Abstract

Morphological characterization and quantification of gold particles by optical image analysis (OIA) and by compositional analysis of microprobes using scanning electron microscope and electron microprobe analysis techniques were carried out on gold grains from the Minvoul area (Archean greenstone belt in Gabon). Large grains of almost pure gold were found throughout a weathering profile, which consisted of saprolite, mottled clay zone, iron duricrust, pisolitic gravels and yellow latosol. In the deeper horizons, gold was dissolved as shown by corrosion features on the surface of particles with average sizes of 2.6Φ and 2.35Φ in the saprolite and mottled clay zones, respectively. The occurrence of secondary gold in the duricrust was indicated by the larger size of the nuggets (average, 1.8Φ), the high fineness (> 995 in average) and the close textural relationship between gold and neoformed iron oxyhydroxides.
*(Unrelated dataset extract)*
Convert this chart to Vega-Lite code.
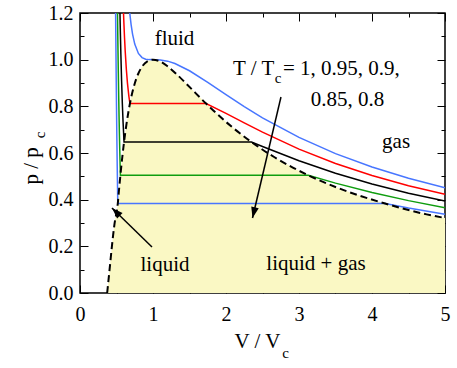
{
  "$schema": "https://vega.github.io/schema/vega-lite/v6.json",
  "width": 365,
  "height": 280,
  "autosize": {"type": "none"},
  "padding": {"left": 80, "top": 13, "right": 12, "bottom": 75},
  "background": "white",
  "config": {
    "view": {"stroke": "black", "strokeWidth": 1.5},
    "font": "'Liberation Serif', 'Times New Roman', Times, serif",
    "axis": {"labelFont": "'Liberation Serif', 'Times New Roman', Times, serif", "labelFontSize": 20, "labelColor": "black", "tickColor": "black", "tickWidth": 1, "domain": false, "grid": false, "labelOverlap": false, "labelFlush": false, "title": null},
    "text": {"font": "'Liberation Serif', 'Times New Roman', Times, serif"}
  },
  "datasets": {
    "binodal": [
      {"v": 0.372, "p": 0}, {"v": 0.405, "p": 0.1}, {"v": 0.437, "p": 0.2}, {"v": 0.47, "p": 0.29},
      {"v": 0.5175, "p": 0.3834}, {"v": 0.5372, "p": 0.4517}, {"v": 0.5534, "p": 0.5045}, {"v": 0.5791, "p": 0.5818},
      {"v": 0.6034, "p": 0.647}, {"v": 0.6665, "p": 0.7821}, {"v": 0.684, "p": 0.8119}, {"v": 0.7479, "p": 0.8956},
      {"v": 0.798, "p": 0.9397}, {"v": 0.8558, "p": 0.9727}, {"v": 0.9226, "p": 0.9931}, {"v": 1.0, "p": 1.0},
      {"v": 1.09, "p": 0.9931}, {"v": 1.1947, "p": 0.9727}, {"v": 1.3171, "p": 0.9397}, {"v": 1.4603, "p": 0.8956},
      {"v": 1.727, "p": 0.8119}, {"v": 1.8265, "p": 0.7821}, {"v": 2.3488, "p": 0.647}, {"v": 2.6651, "p": 0.5818},
      {"v": 3.1276, "p": 0.5045}, {"v": 3.5218, "p": 0.4517}, {"v": 4.18, "p": 0.3834}, {"v": 4.7482, "p": 0.337},
      {"v": 5.0, "p": 0.3214}
    ],
    "iso": [
      {"T": "1", "v": 0.66, "p": 1.2762}, {"T": "1", "v": 0.68, "p": 1.2044}, {"T": "1", "v": 0.7, "p": 1.1503},
      {"T": "1", "v": 0.72, "p": 1.1095}, {"T": "1", "v": 0.75, "p": 1.0667}, {"T": "1", "v": 0.8, "p": 1.0268},
      {"T": "1", "v": 0.85, "p": 1.009}, {"T": "1", "v": 0.9, "p": 1.0022}, {"T": "1", "v": 0.95, "p": 1.0002},
      {"T": "1", "v": 1.0, "p": 1.0}, {"T": "1", "v": 1.1, "p": 0.9989}, {"T": "1", "v": 1.2, "p": 0.9936},
      {"T": "1", "v": 1.3, "p": 0.9835}, {"T": "1", "v": 1.5, "p": 0.9524}, {"T": "1", "v": 1.75, "p": 0.9028},
      {"T": "1", "v": 2.0, "p": 0.85}, {"T": "1", "v": 2.25, "p": 0.7987}, {"T": "1", "v": 2.5, "p": 0.7508},
      {"T": "1", "v": 3.0, "p": 0.6667}, {"T": "1", "v": 3.5, "p": 0.5972}, {"T": "1", "v": 4.0, "p": 0.5398},
      {"T": "1", "v": 4.5, "p": 0.4919}, {"T": "1", "v": 5.0, "p": 0.4514},
      {"T": "0.95", "v": 0.58, "p": 1.3523}, {"T": "0.95", "v": 0.59, "p": 1.2519}, {"T": "0.95", "v": 0.6, "p": 1.1667},
      {"T": "0.95", "v": 0.61, "p": 1.0943}, {"T": "0.95", "v": 0.62, "p": 1.0328}, {"T": "0.95", "v": 0.635, "p": 0.9578},
      {"T": "0.95", "v": 0.65, "p": 0.8994}, {"T": "0.95", "v": 0.67, "p": 0.8418}, {"T": "0.95", "v": 0.684, "p": 0.8119},
      {"T": "0.95", "v": 1.727, "p": 0.8119}, {"T": "0.95", "v": 2.0, "p": 0.77}, {"T": "0.95", "v": 2.25, "p": 0.7292},
      {"T": "0.95", "v": 2.5, "p": 0.6892}, {"T": "0.95", "v": 3.0, "p": 0.6167}, {"T": "0.95", "v": 3.5, "p": 0.5551},
      {"T": "0.95", "v": 4.0, "p": 0.5034}, {"T": "0.95", "v": 4.5, "p": 0.4599}, {"T": "0.95", "v": 5.0, "p": 0.4229},
      {"T": "0.9", "v": 0.54, "p": 1.3248}, {"T": "0.9", "v": 0.545, "p": 1.2384}, {"T": "0.9", "v": 0.55, "p": 1.1595},
      {"T": "0.9", "v": 0.56, "p": 1.0219}, {"T": "0.9", "v": 0.57, "p": 0.9072}, {"T": "0.9", "v": 0.58, "p": 0.8118},
      {"T": "0.9", "v": 0.59, "p": 0.7324}, {"T": "0.9", "v": 0.6034, "p": 0.647}, {"T": "0.9", "v": 2.3488, "p": 0.647},
      {"T": "0.9", "v": 2.5, "p": 0.6277}, {"T": "0.9", "v": 3.0, "p": 0.5667}, {"T": "0.9", "v": 3.5, "p": 0.513},
      {"T": "0.9", "v": 4.0, "p": 0.4671}, {"T": "0.9", "v": 4.5, "p": 0.4279}, {"T": "0.9", "v": 5.0, "p": 0.3943},
      {"T": "0.85", "v": 0.505, "p": 1.4403}, {"T": "0.85", "v": 0.51, "p": 1.2962}, {"T": "0.85", "v": 0.515, "p": 1.166},
      {"T": "0.85", "v": 0.52, "p": 1.0482}, {"T": "0.85", "v": 0.525, "p": 0.9417}, {"T": "0.85", "v": 0.53, "p": 0.8454},
      {"T": "0.85", "v": 0.535, "p": 0.7584}, {"T": "0.85", "v": 0.54, "p": 0.6796}, {"T": "0.85", "v": 0.545, "p": 0.6085},
      {"T": "0.85", "v": 0.55, "p": 0.5441}, {"T": "0.85", "v": 0.5534, "p": 0.5045}, {"T": "0.85", "v": 3.1276, "p": 0.5045},
      {"T": "0.85", "v": 3.5, "p": 0.4709}, {"T": "0.85", "v": 4.0, "p": 0.4307}, {"T": "0.85", "v": 4.5, "p": 0.3959},
      {"T": "0.85", "v": 5.0, "p": 0.3657},
      {"T": "0.8", "v": 0.48, "p": 1.5247}, {"T": "0.8", "v": 0.485, "p": 1.3121}, {"T": "0.8", "v": 0.49, "p": 1.1222},
      {"T": "0.8", "v": 0.495, "p": 0.9522}, {"T": "0.8", "v": 0.5, "p": 0.8}, {"T": "0.8", "v": 0.505, "p": 0.6636},
      {"T": "0.8", "v": 0.51, "p": 0.5415}, {"T": "0.8", "v": 0.5175, "p": 0.3834}, {"T": "0.8", "v": 4.18, "p": 0.3834},
      {"T": "0.8", "v": 4.5, "p": 0.3639}, {"T": "0.8", "v": 5.0, "p": 0.3371}
    ],
    "arrows": [
      {"id": "a", "v": 2.753, "p": 0.84, "v2": 2.363, "p2": 0.3215},
      {"id": "b", "v": 0.986, "p": 0.197, "v2": 0.438, "p2": 0.364}
    ],
    "labels": [
      {"text": "fluid", "v": 1.295, "p": 1.063},
      {"text": "gas", "v": 4.33, "p": 0.6215},
      {"text": "liquid", "v": 1.164, "p": 0.0956},
      {"text": "liquid + gas", "v": 3.233, "p": 0.1},
      {"text": "V / V", "v": 2.432, "p": -0.2357}
    ],
    "leftlabels": [
      {"text": "T / T", "v": 2.096, "p": 0.934},
      {"text": "= 1, 0.95, 0.9,", "v": 2.78, "p": 0.934},
      {"text": "0.85, 0.8", "v": 3.16, "p": 0.8015}
    ],
    "subs": [
      {"text": "c", "v": 2.712, "p": 0.9},
      {"text": "c", "v": 2.815, "p": -0.2786}
    ],
    "ytitle": [
      {"text": "p / p", "v": -0.575, "p": 0.545}
    ],
    "ysub": [
      {"text": "c", "v": -0.479, "p": 0.677}
    ]
  },
  "layer": [
    {
      "data": {"name": "binodal"},
      "mark": {"type": "area", "color": "#FAF8C4", "interpolate": "monotone"},
      "encoding": {
        "x": {"field": "v", "type": "quantitative", "scale": {"domain": [0, 5], "nice": false, "zero": false},
          "axis": {"orient": "bottom", "values": [0, 0.5, 1, 1.5, 2, 2.5, 3, 3.5, 4, 4.5, 5], "format": ".0f",
            "labelExpr": "datum.value % 1 === 0 ? datum.label : ''",
            "tickSize": {"condition": {"test": "datum.value % 1 === 0", "value": -8}, "value": -4},
            "labelPadding": 19}},
        "y": {"field": "p", "type": "quantitative", "scale": {"domain": [0, 1.2], "nice": false, "zero": false},
          "axis": {"orient": "left", "values": [0, 0.1, 0.2, 0.3, 0.4, 0.5, 0.6, 0.7, 0.8, 0.9, 1.0, 1.1, 1.2], "format": ".1f",
            "labelExpr": "round(datum.value * 10) % 2 === 0 ? datum.label : ''",
            "tickSize": {"condition": {"test": "round(datum.value * 10) % 2 === 0", "value": -8}, "value": -4},
            "labelPadding": 15}}
      }
    },
    {
      "data": {"name": "iso"},
      "mark": {"type": "line", "strokeWidth": 1.5, "clip": true},
      "encoding": {
        "x": {"field": "v", "type": "quantitative", "scale": {"domain": [0, 5], "nice": false, "zero": false},
          "axis": {"orient": "top", "values": [0, 0.5, 1, 1.5, 2, 2.5, 3, 3.5, 4, 4.5, 5], "labels": false,
            "tickSize": {"condition": {"test": "datum.value % 1 === 0", "value": -8}, "value": -4}}},
        "y": {"field": "p", "type": "quantitative", "scale": {"domain": [0, 1.2], "nice": false, "zero": false},
          "axis": {"orient": "right", "values": [0, 0.1, 0.2, 0.3, 0.4, 0.5, 0.6, 0.7, 0.8, 0.9, 1.0, 1.1, 1.2], "labels": false,
            "tickSize": {"condition": {"test": "round(datum.value * 10) % 2 === 0", "value": -8}, "value": -4}}},
        "color": {"field": "T", "type": "nominal", "legend": null,
          "scale": {"domain": ["1", "0.95", "0.9", "0.85", "0.8"], "range": ["#4876FF", "#FF0000", "#000000", "#0F9D0F", "#4876FF"]}},
        "detail": {"field": "T"}
      }
    },
    {
      "data": {"name": "binodal"},
      "mark": {"type": "line", "color": "black", "strokeWidth": 2, "strokeDash": [7, 4], "interpolate": "monotone", "clip": true},
      "encoding": {
        "x": {"field": "v", "type": "quantitative", "scale": {"domain": [0, 5], "nice": false, "zero": false}, "axis": null},
        "y": {"field": "p", "type": "quantitative", "scale": {"domain": [0, 1.2], "nice": false, "zero": false}, "axis": null}
      }
    },
    {
      "data": {"name": "arrows"},
      "mark": {"type": "rule", "color": "black", "strokeWidth": 1.5},
      "encoding": {
        "x": {"field": "v", "type": "quantitative", "scale": {"domain": [0, 5], "nice": false, "zero": false}, "axis": null},
        "y": {"field": "p", "type": "quantitative", "scale": {"domain": [0, 1.2], "nice": false, "zero": false}, "axis": null},
        "x2": {"field": "v2"},
        "y2": {"field": "p2"}
      }
    },
    {
      "data": {"name": "arrows"},
      "transform": [{"filter": "datum.id === 'a'"}],
      "mark": {"type": "point", "shape": "M0,0L-0.35,1L0.35,1Z", "filled": true, "color": "black", "opacity": 1, "size": 484, "angle": 193.2},
      "encoding": {
        "x": {"field": "v2", "type": "quantitative", "scale": {"domain": [0, 5], "nice": false, "zero": false}, "axis": null},
        "y": {"field": "p2", "type": "quantitative", "scale": {"domain": [0, 1.2], "nice": false, "zero": false}, "axis": null}
      }
    },
    {
      "data": {"name": "arrows"},
      "transform": [{"filter": "datum.id === 'b'"}],
      "mark": {"type": "point", "shape": "M0,0L-0.35,1L0.35,1Z", "filled": true, "color": "black", "opacity": 1, "size": 484, "angle": 314.3},
      "encoding": {
        "x": {"field": "v2", "type": "quantitative", "scale": {"domain": [0, 5], "nice": false, "zero": false}, "axis": null},
        "y": {"field": "p2", "type": "quantitative", "scale": {"domain": [0, 1.2], "nice": false, "zero": false}, "axis": null}
      }
    },
    {
      "data": {"name": "labels"},
      "mark": {"type": "text", "fontSize": 21, "align": "center", "baseline": "alphabetic", "color": "black"},
      "encoding": {
        "x": {"field": "v", "type": "quantitative", "scale": {"domain": [0, 5], "nice": false, "zero": false}, "axis": null},
        "y": {"field": "p", "type": "quantitative", "scale": {"domain": [0, 1.2], "nice": false, "zero": false}, "axis": null},
        "text": {"field": "text"}
      }
    },
    {
      "data": {"name": "leftlabels"},
      "mark": {"type": "text", "fontSize": 21, "align": "left", "baseline": "alphabetic", "color": "black"},
      "encoding": {
        "x": {"field": "v", "type": "quantitative", "scale": {"domain": [0, 5], "nice": false, "zero": false}, "axis": null},
        "y": {"field": "p", "type": "quantitative", "scale": {"domain": [0, 1.2], "nice": false, "zero": false}, "axis": null},
        "text": {"field": "text"}
      }
    },
    {
      "data": {"name": "subs"},
      "mark": {"type": "text", "fontSize": 15, "align": "center", "baseline": "alphabetic", "color": "black"},
      "encoding": {
        "x": {"field": "v", "type": "quantitative", "scale": {"domain": [0, 5], "nice": false, "zero": false}, "axis": null},
        "y": {"field": "p", "type": "quantitative", "scale": {"domain": [0, 1.2], "nice": false, "zero": false}, "axis": null},
        "text": {"field": "text"}
      }
    },
    {
      "data": {"name": "ytitle"},
      "mark": {"type": "text", "fontSize": 21, "align": "center", "baseline": "alphabetic", "angle": 270, "color": "black"},
      "encoding": {
        "x": {"field": "v", "type": "quantitative", "scale": {"domain": [0, 5], "nice": false, "zero": false}, "axis": null},
        "y": {"field": "p", "type": "quantitative", "scale": {"domain": [0, 1.2], "nice": false, "zero": false}, "axis": null},
        "text": {"field": "text"}
      }
    },
    {
      "data": {"name": "ysub"},
      "mark": {"type": "text", "fontSize": 15, "align": "center", "baseline": "alphabetic", "angle": 270, "color": "black"},
      "encoding": {
        "x": {"field": "v", "type": "quantitative", "scale": {"domain": [0, 5], "nice": false, "zero": false}, "axis": null},
        "y": {"field": "p", "type": "quantitative", "scale": {"domain": [0, 1.2], "nice": false, "zero": false}, "axis": null},
        "text": {"field": "text"}
      }
    }
  ],
  "resolve": {"axis": {"x": "independent", "y": "independent"}}
}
The uppermost horizons composed of yellow latosol and pisolitic gravels were interpreted as transported materials based on their size distribution (average 0.85Φ and 1.34Φ), sorting and shape parameters. The best morphological parameter to describe the whole weathering profile was found to be the perimeter/area ratio. The highest ratios were recorded in the saprolite (average 0.192 μm−1), and decreased towards the surface (average 0.057 μm−1). The combination of the OIA technique and the microchemical analysis of gold grains allowed us to define specific morphological and compositional characteristics of the gold particles for each horizon. Both methods proved to be of great utility to understand gold concentration, dissolution and dispersion processes in supergene environments.